Sunday 18 October 2009

Wigan 1 - 1 City

  • I've said this a few times before: our success this season will be determined by our performance on the battlefields of the bottom half. It was the standout failure of last season: losses at Wigan, Stoke, Bolton, Portsmouth, Middlesbrough and West Brom, draws at Blackburn, Hull and Newcastle and a solitary win at Sunderland. Six points from a possible thirty. And in that context today's point was good: we've now got seven from a possible nine and remain unbeaten in these games.
  • It was a good point in other ways too. To come from behind to draw is almost always good, to hang on to a point with ten men likewise. And Wigan aren't a terrible side either: they've beaten Chelsea already this season and won at Villa Park. Just ask yourself this: would previous City teams - and I don't just mean Pearce and Eriksson sides but even last season's - have come back and dug in for a point? Would they have maintained that point having gone down to ten men? Of course I want us to win every game: but today was proof that we are moving in the right direction.
  • And the performance was quite good.
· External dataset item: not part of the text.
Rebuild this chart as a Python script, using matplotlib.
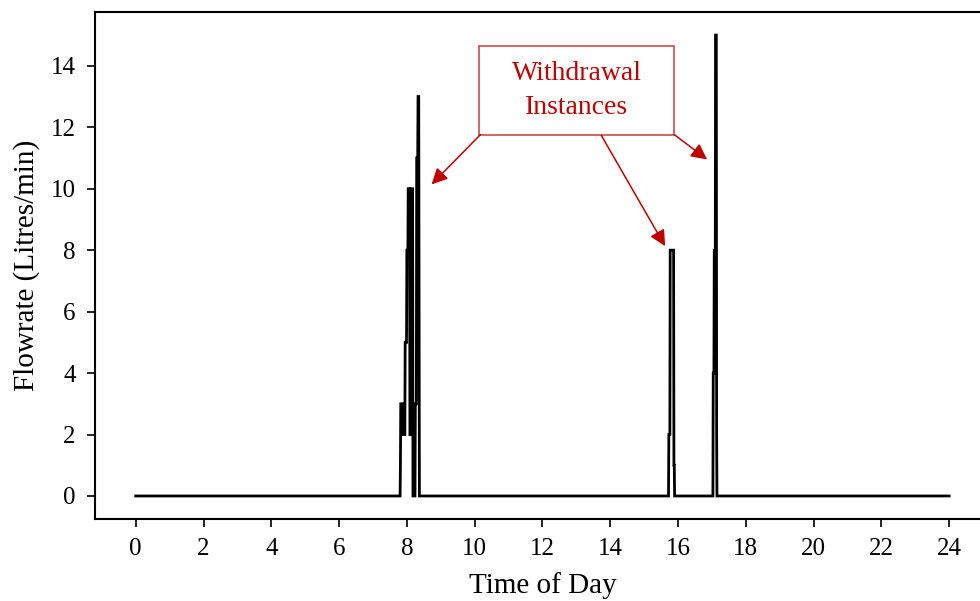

I thought that we were the better side in the first half and that we looked good for the win after Martin Petrov's equaliser. Obviously when down to ten men we looked less threatening but we defended well and still had one or two good attacking moves. We still have a lot of improving left to do - in attack and defence - but given first team absences and other things I have already covered we did well.
  • One issue that stands out is how Stephen Ireland gets back into the team. With Hughes' clear preference for a cavalier 4-4-2 with two wingers, the two central midfielders have to bear a serious weight. And a Barry/de Jong pairing is much more able to bear that weight than Barry/Ireland. Ireland came on today and played on the right. That may be the best position for him in the current system.
  • It's testament to our big new squad that we put out such a strong eighteen today despite key injuries to Robinho, Craig Bellamy, Kolo Touré (and Nedum Onuoha who would presumably have started alongside Lescott). Our bench today was magnificent. For this fixture last year we had a bench of Kasper Schmeichel, Michael Ball, Tal Ben Haim, Dietmar Hamann, Gelson Fernandes, Danny Sturridge and Ched Evans.

2 comments:

TPB said...

A very good point in the circumstances. I doubt Arsenal, Liverpool, United and Spurs will all go there and win - if they do, it won't be from behind or when they're down to 10 men.

. said...

Yep, I'll take it, its been a pretty gruelling month, what with 3 away games and the international break. I lookforward to Fulham at home and Brum away with optimism.